═════ Recorded data ═════

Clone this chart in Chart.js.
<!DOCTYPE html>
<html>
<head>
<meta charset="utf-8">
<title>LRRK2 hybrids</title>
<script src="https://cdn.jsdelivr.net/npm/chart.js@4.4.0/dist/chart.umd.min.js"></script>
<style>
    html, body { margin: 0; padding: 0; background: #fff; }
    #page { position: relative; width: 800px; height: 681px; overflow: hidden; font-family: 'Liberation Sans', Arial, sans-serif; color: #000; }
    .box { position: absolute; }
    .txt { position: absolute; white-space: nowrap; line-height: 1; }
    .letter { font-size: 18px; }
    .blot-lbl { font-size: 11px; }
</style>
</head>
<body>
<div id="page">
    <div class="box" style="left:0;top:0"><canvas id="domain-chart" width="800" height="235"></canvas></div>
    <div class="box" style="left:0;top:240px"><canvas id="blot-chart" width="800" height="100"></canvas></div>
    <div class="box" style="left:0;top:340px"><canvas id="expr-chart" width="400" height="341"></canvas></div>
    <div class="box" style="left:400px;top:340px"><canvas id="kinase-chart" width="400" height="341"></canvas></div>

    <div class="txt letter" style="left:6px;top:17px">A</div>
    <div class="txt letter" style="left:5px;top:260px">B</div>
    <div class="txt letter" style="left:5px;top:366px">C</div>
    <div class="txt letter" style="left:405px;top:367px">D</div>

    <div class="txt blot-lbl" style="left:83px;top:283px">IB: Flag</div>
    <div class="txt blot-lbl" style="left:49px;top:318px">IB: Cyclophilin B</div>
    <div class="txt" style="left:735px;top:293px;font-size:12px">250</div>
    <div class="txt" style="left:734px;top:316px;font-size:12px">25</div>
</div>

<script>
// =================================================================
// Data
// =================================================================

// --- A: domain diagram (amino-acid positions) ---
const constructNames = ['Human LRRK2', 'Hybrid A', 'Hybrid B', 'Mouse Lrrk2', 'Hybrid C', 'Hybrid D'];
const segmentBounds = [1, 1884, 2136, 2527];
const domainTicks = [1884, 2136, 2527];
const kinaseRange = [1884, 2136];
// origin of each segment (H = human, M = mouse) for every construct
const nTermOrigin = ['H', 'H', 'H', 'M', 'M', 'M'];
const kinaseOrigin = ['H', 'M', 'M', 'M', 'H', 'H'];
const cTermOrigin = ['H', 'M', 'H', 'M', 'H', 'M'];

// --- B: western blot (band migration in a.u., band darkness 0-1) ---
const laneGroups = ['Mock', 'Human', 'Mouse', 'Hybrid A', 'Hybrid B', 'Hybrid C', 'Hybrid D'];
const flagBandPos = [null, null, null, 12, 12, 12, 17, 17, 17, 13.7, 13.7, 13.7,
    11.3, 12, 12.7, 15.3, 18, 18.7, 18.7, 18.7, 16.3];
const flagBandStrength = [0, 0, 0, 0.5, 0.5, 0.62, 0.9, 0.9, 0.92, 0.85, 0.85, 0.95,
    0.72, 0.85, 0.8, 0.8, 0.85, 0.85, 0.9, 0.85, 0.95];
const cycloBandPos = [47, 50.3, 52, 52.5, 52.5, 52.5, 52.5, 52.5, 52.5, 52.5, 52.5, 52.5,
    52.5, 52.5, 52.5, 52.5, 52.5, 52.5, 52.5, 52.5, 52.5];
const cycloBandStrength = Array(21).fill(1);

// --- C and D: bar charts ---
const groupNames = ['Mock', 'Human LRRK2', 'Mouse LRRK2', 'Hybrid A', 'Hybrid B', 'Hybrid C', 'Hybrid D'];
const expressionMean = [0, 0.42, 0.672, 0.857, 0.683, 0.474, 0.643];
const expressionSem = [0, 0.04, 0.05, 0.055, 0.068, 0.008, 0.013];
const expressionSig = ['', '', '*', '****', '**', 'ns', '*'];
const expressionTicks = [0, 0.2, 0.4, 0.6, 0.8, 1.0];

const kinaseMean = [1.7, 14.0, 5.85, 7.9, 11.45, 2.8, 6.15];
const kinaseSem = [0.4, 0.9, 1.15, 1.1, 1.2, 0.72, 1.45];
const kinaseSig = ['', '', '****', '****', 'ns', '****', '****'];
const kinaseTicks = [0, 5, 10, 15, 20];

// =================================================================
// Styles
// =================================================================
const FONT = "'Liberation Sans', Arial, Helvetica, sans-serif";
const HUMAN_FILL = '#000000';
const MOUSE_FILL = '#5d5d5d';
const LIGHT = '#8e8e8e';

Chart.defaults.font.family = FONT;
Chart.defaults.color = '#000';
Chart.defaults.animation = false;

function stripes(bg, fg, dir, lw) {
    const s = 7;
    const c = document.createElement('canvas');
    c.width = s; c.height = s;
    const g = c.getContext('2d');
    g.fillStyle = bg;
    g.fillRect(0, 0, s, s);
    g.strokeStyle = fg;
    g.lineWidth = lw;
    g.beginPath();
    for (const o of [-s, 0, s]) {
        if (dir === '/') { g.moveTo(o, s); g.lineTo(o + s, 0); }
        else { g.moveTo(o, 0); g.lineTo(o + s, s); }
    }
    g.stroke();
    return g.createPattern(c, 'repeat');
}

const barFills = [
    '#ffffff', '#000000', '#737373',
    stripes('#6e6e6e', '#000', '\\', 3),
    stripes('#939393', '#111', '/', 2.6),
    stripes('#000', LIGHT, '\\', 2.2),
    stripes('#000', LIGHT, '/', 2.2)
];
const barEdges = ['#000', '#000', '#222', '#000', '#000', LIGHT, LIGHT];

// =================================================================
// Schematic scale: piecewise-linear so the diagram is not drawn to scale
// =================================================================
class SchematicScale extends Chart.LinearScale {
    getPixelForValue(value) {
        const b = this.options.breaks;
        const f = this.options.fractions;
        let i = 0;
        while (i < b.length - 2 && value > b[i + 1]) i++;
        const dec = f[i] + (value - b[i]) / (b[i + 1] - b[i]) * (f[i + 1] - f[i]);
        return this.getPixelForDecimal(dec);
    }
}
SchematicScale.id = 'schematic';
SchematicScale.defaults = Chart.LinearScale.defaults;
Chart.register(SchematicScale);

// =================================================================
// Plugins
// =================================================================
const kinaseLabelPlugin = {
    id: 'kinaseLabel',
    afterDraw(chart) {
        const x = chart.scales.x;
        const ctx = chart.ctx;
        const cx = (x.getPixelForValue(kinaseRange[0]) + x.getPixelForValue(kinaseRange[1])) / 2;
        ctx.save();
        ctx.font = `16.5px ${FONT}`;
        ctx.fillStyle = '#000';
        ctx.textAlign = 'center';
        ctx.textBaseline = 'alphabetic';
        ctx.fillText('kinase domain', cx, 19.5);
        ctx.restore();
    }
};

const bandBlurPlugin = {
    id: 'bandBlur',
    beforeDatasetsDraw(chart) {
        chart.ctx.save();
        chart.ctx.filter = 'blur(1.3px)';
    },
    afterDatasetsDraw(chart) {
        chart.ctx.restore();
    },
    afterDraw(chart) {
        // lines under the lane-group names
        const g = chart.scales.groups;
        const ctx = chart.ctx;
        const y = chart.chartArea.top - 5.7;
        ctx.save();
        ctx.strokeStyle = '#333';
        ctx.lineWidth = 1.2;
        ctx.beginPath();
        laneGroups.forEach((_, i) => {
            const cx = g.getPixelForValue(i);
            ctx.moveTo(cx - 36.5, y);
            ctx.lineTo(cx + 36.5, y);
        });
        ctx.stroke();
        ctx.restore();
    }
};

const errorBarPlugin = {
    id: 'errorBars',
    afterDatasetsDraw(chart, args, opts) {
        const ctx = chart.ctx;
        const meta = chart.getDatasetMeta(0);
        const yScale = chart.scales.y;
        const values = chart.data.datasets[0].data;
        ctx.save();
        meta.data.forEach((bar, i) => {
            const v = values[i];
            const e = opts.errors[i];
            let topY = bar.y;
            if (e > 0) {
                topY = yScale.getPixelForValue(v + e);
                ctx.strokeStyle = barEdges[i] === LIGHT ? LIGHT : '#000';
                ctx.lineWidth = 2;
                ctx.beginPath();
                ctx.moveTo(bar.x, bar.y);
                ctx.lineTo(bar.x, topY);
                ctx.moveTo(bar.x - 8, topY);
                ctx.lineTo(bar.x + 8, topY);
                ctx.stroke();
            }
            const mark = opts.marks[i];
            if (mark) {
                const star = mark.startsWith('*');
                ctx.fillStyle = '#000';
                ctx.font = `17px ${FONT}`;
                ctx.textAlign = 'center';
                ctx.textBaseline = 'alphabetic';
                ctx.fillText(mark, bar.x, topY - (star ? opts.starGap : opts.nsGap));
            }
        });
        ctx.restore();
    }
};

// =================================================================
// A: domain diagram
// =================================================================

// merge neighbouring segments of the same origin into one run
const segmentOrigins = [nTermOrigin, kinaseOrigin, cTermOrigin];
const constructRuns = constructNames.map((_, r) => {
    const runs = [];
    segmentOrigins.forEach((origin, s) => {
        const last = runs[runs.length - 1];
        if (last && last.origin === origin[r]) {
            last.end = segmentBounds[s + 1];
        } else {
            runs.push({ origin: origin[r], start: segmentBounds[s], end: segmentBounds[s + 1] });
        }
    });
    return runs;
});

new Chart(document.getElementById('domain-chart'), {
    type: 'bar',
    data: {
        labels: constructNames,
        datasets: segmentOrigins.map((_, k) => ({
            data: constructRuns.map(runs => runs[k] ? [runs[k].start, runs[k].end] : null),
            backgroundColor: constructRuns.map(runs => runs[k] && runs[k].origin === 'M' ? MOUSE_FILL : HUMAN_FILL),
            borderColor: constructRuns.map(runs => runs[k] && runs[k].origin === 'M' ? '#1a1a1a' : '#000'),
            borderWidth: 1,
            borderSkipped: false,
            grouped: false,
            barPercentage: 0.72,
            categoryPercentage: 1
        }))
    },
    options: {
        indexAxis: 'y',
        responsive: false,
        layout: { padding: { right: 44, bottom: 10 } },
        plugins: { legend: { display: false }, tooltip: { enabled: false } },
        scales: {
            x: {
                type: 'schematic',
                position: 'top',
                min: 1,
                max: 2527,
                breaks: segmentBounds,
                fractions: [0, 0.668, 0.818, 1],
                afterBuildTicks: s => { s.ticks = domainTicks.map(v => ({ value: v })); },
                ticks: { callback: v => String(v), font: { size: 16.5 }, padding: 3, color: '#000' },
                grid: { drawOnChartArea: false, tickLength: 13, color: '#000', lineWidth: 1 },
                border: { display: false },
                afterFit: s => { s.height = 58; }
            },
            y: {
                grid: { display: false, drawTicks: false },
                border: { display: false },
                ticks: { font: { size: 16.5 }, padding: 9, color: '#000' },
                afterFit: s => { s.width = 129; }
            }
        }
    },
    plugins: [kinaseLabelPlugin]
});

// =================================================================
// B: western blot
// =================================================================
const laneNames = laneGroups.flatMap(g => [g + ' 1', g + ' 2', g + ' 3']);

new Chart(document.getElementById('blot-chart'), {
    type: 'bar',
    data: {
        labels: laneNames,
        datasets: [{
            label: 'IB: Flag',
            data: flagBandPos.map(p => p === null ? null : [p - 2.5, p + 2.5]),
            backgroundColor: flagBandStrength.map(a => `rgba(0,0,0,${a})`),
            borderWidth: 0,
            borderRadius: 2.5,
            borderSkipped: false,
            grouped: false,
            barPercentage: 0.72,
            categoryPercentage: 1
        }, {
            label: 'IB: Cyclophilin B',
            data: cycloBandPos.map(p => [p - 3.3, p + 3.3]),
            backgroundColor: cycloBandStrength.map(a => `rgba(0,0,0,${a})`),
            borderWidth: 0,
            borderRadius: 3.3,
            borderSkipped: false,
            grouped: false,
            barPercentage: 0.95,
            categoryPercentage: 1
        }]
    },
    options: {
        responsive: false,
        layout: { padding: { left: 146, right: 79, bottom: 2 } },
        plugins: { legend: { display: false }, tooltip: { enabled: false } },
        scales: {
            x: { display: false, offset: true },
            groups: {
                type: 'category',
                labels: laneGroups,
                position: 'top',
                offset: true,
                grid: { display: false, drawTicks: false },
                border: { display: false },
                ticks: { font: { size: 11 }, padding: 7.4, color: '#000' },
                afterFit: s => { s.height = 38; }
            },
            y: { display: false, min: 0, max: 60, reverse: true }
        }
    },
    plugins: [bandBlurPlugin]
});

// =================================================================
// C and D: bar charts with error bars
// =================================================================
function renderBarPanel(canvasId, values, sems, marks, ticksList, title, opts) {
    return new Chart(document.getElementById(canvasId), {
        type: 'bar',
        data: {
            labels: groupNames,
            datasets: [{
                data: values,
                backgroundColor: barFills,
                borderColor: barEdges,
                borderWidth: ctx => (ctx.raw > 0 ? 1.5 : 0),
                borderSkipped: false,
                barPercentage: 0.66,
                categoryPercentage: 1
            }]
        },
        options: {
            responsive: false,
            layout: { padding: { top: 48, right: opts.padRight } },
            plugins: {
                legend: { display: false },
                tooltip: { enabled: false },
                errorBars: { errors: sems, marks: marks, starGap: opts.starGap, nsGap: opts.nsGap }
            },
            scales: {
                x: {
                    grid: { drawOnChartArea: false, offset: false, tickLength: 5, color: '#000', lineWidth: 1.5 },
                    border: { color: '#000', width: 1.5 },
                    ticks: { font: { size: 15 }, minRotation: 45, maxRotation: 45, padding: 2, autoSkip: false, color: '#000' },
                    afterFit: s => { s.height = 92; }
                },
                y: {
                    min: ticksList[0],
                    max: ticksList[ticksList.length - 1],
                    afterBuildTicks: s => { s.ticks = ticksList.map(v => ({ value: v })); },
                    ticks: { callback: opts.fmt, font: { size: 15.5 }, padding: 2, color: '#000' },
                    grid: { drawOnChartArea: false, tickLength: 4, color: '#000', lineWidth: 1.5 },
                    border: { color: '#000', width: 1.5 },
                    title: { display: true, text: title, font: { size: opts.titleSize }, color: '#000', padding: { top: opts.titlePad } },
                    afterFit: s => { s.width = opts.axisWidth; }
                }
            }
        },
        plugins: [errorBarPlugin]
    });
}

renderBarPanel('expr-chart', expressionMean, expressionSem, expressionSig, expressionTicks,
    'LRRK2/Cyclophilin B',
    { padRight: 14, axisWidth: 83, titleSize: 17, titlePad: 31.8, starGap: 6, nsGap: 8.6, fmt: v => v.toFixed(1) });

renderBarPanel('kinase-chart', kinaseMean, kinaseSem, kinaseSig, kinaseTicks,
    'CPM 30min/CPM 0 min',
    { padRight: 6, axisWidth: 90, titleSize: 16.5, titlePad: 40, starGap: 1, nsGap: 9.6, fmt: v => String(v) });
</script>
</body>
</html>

═════

» Task prompt
Among the lines of the data above, count those holding "this" and state only the number.

» Finished task
4